Saturday, July 21, 2012

The Power Chair


Recently, my wife and I were walking through a local furniture store when I started noticing that all of the recliners were advertising “free power upgrades.” When I inquired as to what this was, I was shown a pair of buttons on the side of the recliner that either elevated or retracted the footrest using a built-in motor.

Now I fully realize that the entire point of a recliner is relaxation, but if you are too feeble to manipulate the handle of a traditional arm-chair then perhaps the “power upgrade” you need is going to be a little more involved than just the footrest. How lazy have we become as a society that manual reclining is too taxing on our delicate bodies? Was there a public outcry concerning the “pull and lean” system I was unaware of? I was tempted to ask if they had a model with a bedpan so that I could evacuate my bowels without changing positions.

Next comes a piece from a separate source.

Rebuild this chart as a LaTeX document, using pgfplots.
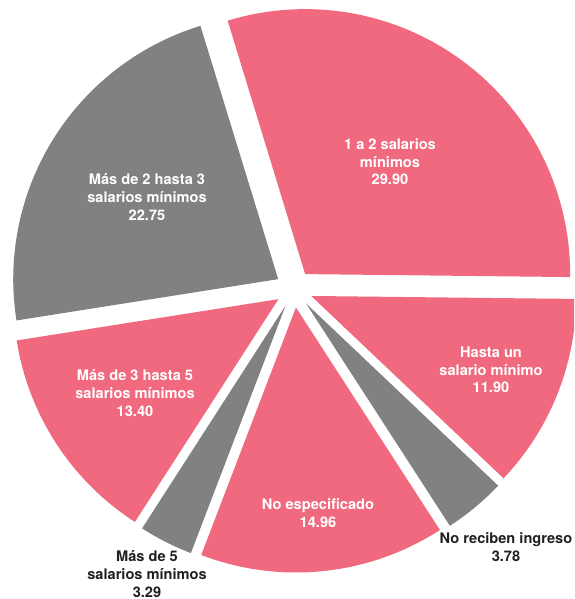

All I am saying is that if I pay extra to install an electric motor in a chair I own, it better have wheels and a speedometer. On top of that, who wants to arrange their furniture based on how close it is to an electrical outlet? I bet forty-five percent of divorces began with a disagreement over sofa positioning, so do we really want to throw the wildcard of being tethered to a 4-foot electrical cord into the mix?

I believe the entire thing is a conspiracy to sell consumers an “Extended Warranty Package” because the only thing more embarrassing that paying for a robo-chair is paying for one and not having the money to fix it. Can you imagine inviting people over for a Super Bowl party and asking them to bring camp chairs because half your furniture is “in the shop?”

Of course, some people would simply decline the extended warranty, buy a surge protector for the recliner, and take their chances.  Even with as little pride as I have, I draw the line at purchasing protective wiring for my ottoman. However, how embarrassing would it be to claim your loveseat on a lightning-strike homeowner’s claim?

“Sir, in addition to you television, DVR, and PC did you have any other damage from the lightning strike?”

“Actually, my sectional took a direct hit and I can no longer recline. Also, the infrared drawbridge armrest is stuck in the 2 o-clock position and my lumbar pre-sets are all screwed up.”

“Oh, I am sorry about that sir. I did not realize you were disabled.”

“I’m not. I was just tired of my electrical bill being unaffected by how often I use my living room furniture.”

Perhaps there is a demand for this type furniture, but I have never heard anyone sit down in a traditional recliner, lean back, and exclaim, “There has to be an easier way!” This is a slippery slope America. First we have remote control drones fighting wars for us, and then our recliners need a 20-AMP circuit. Pretty soon my LED TV will come with a “swivel engine” so I do not have to manually adjust the viewing angle while I am trying to upgrade the firmware in my beverage coaster. 

1 comment:

  1. We have the power upgrade on our new recliner. But, to make us sound even more lazy, now our dog has learned how to lean on the buttons, so now I don't even have to push the little button to recline, my dog does it for me!